In this case it is roughly:
asian-sirens.net/wp/1234/12/bla-bla/
--> So we could use the following as our pattern value:
Code:
**External links are only visible to Support Staff**
Quote:
Originally Posted by verheiratet1952
how to make sure first that deep-parser is working even if cloudflare is active?
|
You could do this by making a really basic rule for that that simply crawls everything (basically the one you did in youjr first attempt but with the fixed regular expression).
Example:
Code:
[
{
"enabled": true,
"logging": false,
"maxDecryptDepth": 1,
"name": "example rule crawl EVERYTHING from specific URLs from website asian-sirens.net",
"pattern": "**External links are only visible to Support Staff**,
"rule": "DEEPDECRYPT",
"packageNamePattern": null,
"deepPattern": null
}
]
Example as plaintext for easier copy & paste:
pastebin.com/raw/Ppw6CSpf
Now to test it, add the URL you provided in your original post and if JD finds some/all of these pictures you can be sure that:
- The pattern is working
- There are no issues with Cloudflare
Now that we're at it:
You could also use tools like regex101.com to verify in beforehand, that the pattern we created for our rule is matching the URLs we want it to work for.
...so let's continue.
but I have no idea where to add 'property' - cannot find any help at google searching for example "linkcrawler property"
Quote:
Originally Posted by verheiratet1952
but I have no idea where to add 'property' - cannot find any help at google searching for example "linkcrawler property"
|
Do not google it.
Use examples found in our knowledge base and also ones you can find in our forum.
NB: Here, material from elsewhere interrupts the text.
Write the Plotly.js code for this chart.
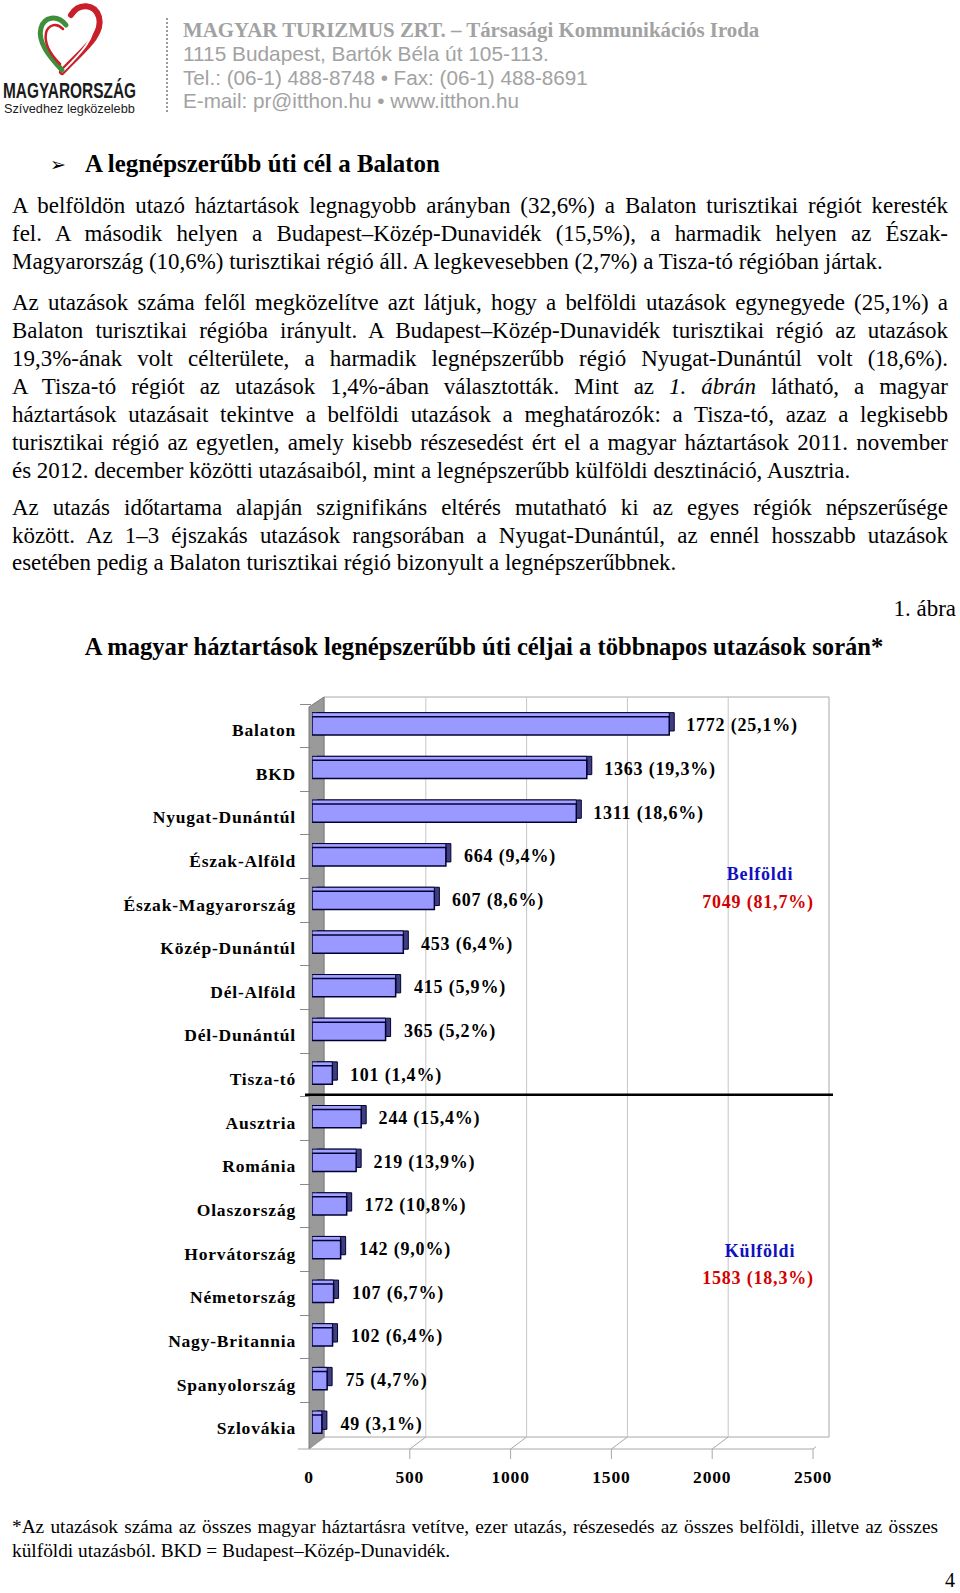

It's all explained in our help article but I'll add a more detailed explanation here:
Now you got a working rule but it crawls everything instead of only the pictures you want to have so let's add a "deepPattern" to the rule we've created before to tell it what to look for inside the websites' HTML code.
That is what we need
deepPattern for:
Code:
[
{
"enabled": true,
"logging": false,
"maxDecryptDepth": 1,
"name": "example rule crawl PICTURES from specific URLs from website asian-sirens.net",
"pattern": "**External links are only visible to Support Staff**,
"rule": "DEEPDECRYPT",
"packageNamePattern": null,
"deepPattern": "\"(https?://www\\.asian-sirens\\.net/uploads/[0-9]{4}/[^\"]+)"
}
]
Example as plaintext for easier copy & paste:
pastebin.com/raw/0RPb35i0
(As you can see, I've modified the "
deepPattern" once again - it is not the same version that I've shown you in my previous reply.)
Now test this one again and you should get only pictures.
If you still get too many, you might have to modify your deepPattern to try to only get the items you want.
For some websites this might be impossible but in this case it should be possible.
Again you could simply use webtools like regex101.com to test your deepPattern against the HTML of your target website so you could see the results JD would find in beforehand for example:
...by the way this one works exactly like the other one I've created for you here:
https://board.jdownloader.org/showpo...02&postcount=6
Now if you e.g. want to have nicer package names, you could make use of
packageNamePattern with another regular expression but that's up to you.
-psp-